QuAD: Query-based Interpretable Neural Motion Planning for Autonomous Driving
Sourav Biswas, Sergio Casas, Quinlan Sykora, Ben Agro, Abbas Sadat, Raquel Urtasun
TL;DR
QuAD reframes autonomous driving planning by replacing a perception–prediction–planning cascade with a query-based occupancy framework. It samples a small set of candidate trajectories, constructs a BEV latent scene representation, and queries a continuous occupancy model at strategically chosen spatio-temporal points to rank trajectories via a weighted, interpretable cost.

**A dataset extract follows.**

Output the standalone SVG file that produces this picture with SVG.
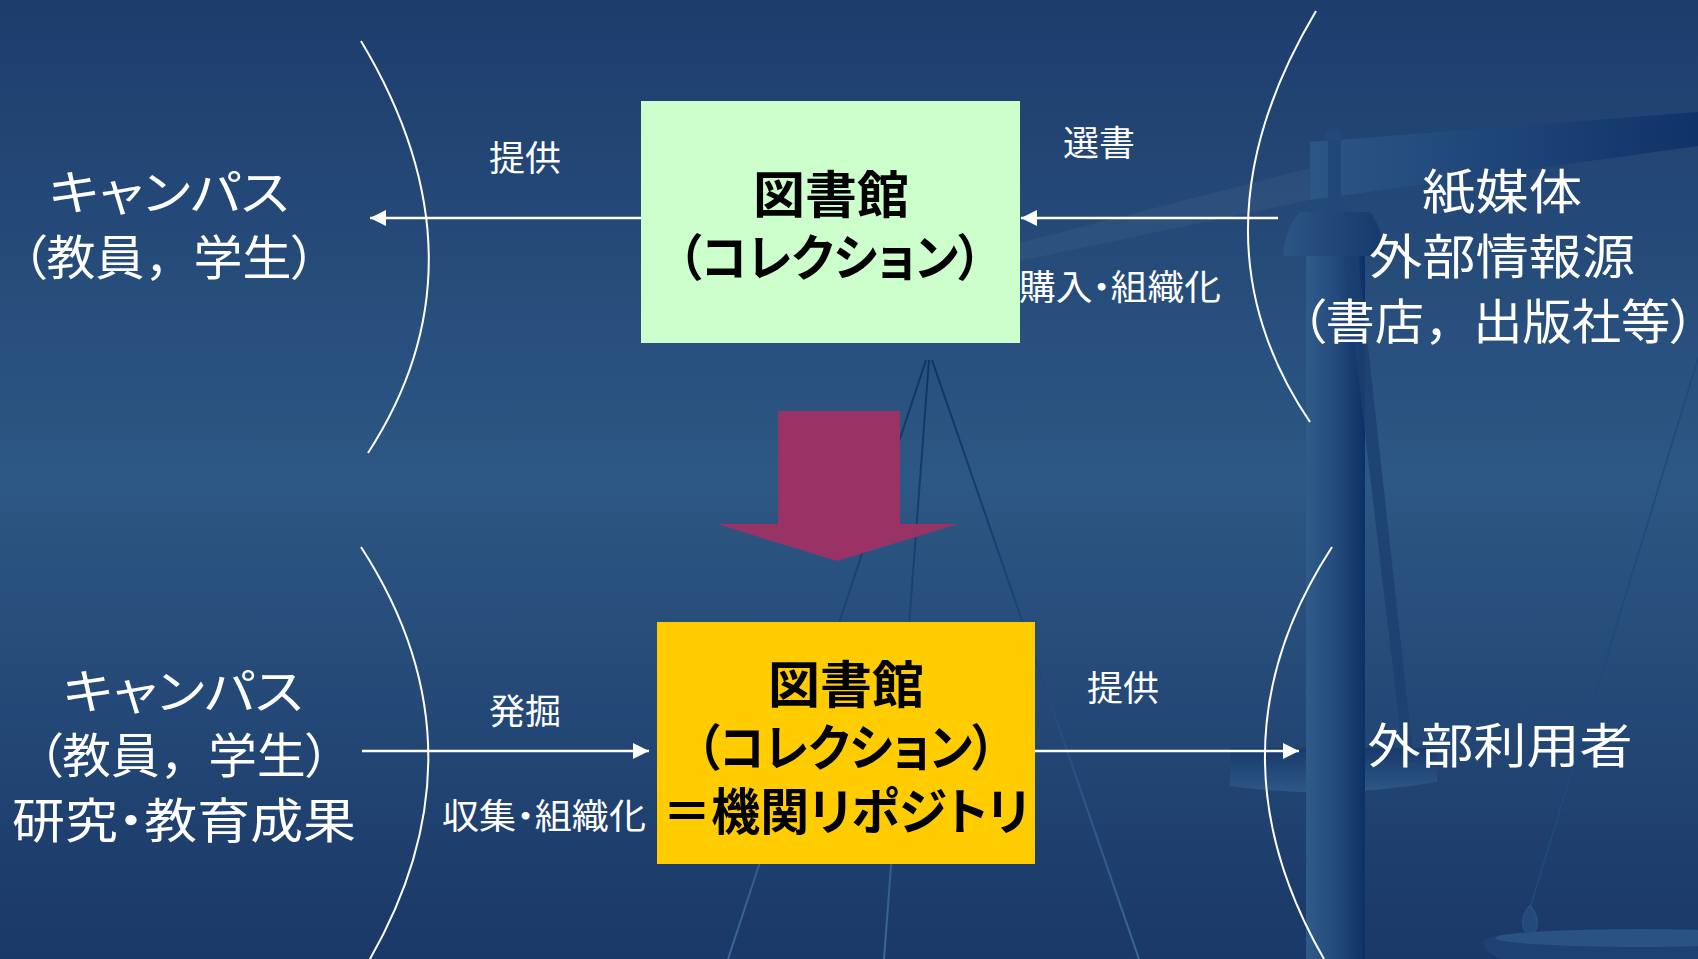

The learning process uses dense occupancy supervision and imitation learning with dataset aggregation to achieve robust, safe closed-loop performance, outperforming state-of-the-art baselines in safety, compliance, and imitation while maintaining favorable runtime. The approach demonstrates that aggressive query-point quantization and continuous occupancy querying can deliver practical, interpretable motion planning suitable for real-time autonomous driving in complex highway scenarios.
Abstract
A self-driving vehicle must understand its environment to determine the appropriate action. Traditional autonomy systems rely on object detection to find the agents in the scene. However, object detection assumes a discrete set of objects and loses information about uncertainty, so any errors compound when predicting the future behavior of those agents. Alternatively, dense occupancy grid maps have been utilized to understand free-space. However, predicting a grid for the entire scene is wasteful since only certain spatio-temporal regions are reachable and relevant to the self-driving vehicle. We present a unified, interpretable, and efficient autonomy framework that moves away from cascading modules that first perceive, then predict, and finally plan. Instead, we shift the paradigm to have the planner query occupancy at relevant spatio-temporal points, restricting the computation to those regions of interest. Exploiting this representation, we evaluate candidate trajectories around key factors such as collision avoidance, comfort, and progress for safety and interpretability. Our approach achieves better highway driving quality than the state-of-the-art in high-fidelity closed-loop simulations.